For the Opposition, there are better opportunities to build up political capital by actively challenging the Coalition approach to environmental approvals and other thought bubbles like the Nationals' push for grazing in national parks. In this regard then, early signs from Bill Shorten are promising.

Rather than forcing a rhetorical showdown with the Coalition, Shorten has fought a kind of rearguard action, seeking to defend the viability of emissions trading in the face of the Coalition's repeal bill. In doing so he's effectively limited the personal target he offers to Tony Abbott, but has also ensured that Labor is able to retain the narrative of carbon pricing and climate change reform.

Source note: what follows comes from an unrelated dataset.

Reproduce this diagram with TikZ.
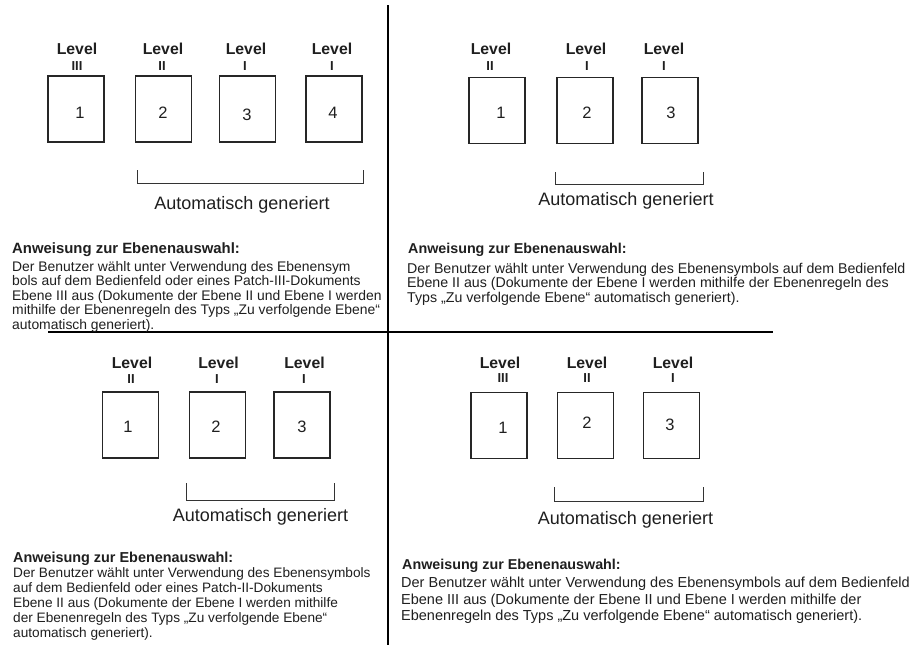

That puts Labor, as the banality goes, "on the right side of history" when the next chance for government comes around. But it won't all be clear sailing. Rising star Mark Butler makes for an active climate shadow minister, and limiting tension between him and elements in the Victorian and SA Right who have already demanded that Labor drop support for a carbon pricing will be a full time job for at least one unlucky adviser in the Opposition Leader's office.

Considering the difficulty of mounting a deep political campaign from Federal Parliament on the issue, the brittleness of Direct Action, and the Federal Government's commitment to roll it out hell or high water, relaxing the grip on climate policy, and letting other sources of advocacy come to the fore, is probably a good place for the Opposition to be.